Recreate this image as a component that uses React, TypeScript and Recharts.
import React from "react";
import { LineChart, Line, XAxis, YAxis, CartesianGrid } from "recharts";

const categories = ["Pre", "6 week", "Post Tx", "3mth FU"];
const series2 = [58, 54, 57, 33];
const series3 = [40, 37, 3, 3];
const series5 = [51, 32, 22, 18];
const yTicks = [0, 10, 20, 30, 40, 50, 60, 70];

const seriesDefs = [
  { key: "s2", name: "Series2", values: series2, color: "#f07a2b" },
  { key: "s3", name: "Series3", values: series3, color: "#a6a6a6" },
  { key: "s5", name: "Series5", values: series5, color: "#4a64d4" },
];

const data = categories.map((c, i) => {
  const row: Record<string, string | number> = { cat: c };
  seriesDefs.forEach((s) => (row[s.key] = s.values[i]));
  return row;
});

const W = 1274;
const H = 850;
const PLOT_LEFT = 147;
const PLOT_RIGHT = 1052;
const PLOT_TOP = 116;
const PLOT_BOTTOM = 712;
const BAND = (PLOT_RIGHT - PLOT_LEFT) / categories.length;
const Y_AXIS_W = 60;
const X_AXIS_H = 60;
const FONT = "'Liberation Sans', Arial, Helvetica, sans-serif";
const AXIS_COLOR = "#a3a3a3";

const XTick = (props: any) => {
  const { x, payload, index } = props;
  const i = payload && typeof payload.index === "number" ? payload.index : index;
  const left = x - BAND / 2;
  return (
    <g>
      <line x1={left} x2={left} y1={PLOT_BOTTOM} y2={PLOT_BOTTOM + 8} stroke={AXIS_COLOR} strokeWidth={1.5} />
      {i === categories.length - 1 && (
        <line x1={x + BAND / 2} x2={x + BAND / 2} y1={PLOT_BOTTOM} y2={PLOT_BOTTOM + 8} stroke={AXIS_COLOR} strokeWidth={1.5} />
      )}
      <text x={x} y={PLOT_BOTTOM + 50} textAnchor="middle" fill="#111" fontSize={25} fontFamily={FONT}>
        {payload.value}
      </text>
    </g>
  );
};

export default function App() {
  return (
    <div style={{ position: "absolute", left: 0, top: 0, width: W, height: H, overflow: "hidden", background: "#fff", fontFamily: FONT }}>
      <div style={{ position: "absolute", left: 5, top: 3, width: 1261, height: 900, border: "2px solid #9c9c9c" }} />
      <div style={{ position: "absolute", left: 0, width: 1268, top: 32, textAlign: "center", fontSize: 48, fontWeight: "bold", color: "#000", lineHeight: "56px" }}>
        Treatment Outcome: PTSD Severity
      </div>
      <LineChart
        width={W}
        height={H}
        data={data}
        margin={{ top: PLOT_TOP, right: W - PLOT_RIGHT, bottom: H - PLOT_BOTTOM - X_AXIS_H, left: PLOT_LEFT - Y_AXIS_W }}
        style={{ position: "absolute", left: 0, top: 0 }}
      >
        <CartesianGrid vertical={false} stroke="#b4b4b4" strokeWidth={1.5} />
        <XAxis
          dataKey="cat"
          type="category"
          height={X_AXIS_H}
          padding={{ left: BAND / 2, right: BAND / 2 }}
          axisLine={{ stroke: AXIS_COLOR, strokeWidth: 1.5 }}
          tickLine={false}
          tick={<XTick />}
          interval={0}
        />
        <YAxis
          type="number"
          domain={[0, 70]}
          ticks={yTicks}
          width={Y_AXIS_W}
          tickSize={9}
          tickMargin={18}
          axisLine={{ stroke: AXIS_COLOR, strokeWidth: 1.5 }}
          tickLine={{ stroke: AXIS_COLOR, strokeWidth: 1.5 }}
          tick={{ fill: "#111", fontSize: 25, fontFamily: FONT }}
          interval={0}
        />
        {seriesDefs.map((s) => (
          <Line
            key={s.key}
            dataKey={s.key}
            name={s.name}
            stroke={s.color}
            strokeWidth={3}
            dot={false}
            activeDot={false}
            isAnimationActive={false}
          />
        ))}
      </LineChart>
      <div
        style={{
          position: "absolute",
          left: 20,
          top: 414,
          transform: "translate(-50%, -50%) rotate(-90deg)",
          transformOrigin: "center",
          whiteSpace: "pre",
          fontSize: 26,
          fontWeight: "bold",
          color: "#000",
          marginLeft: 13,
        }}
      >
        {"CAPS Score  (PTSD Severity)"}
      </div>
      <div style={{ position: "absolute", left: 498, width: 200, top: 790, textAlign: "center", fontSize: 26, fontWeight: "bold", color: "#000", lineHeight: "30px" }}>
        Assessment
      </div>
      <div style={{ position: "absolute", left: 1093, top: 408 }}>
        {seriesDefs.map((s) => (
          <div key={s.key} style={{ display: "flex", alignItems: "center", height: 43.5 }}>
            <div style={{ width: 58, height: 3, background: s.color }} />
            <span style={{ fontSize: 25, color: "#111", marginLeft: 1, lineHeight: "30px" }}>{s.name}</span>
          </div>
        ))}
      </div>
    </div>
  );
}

The task: Up to and including the line with "const yTicks = [0, 10, 20, 30, 40, 50, 60, 70];", repeat the data exactly, starting from its first line; nothing else belongs in the response.

The solution:
Recreate this image as a component that uses React, TypeScript and Recharts.
import React from "react";
import { LineChart, Line, XAxis, YAxis, CartesianGrid } from "recharts";

const categories = ["Pre", "6 week", "Post Tx", "3mth FU"];
const series2 = [58, 54, 57, 33];
const series3 = [40, 37, 3, 3];
const series5 = [51, 32, 22, 18];
const yTicks = [0, 10, 20, 30, 40, 50, 60, 70];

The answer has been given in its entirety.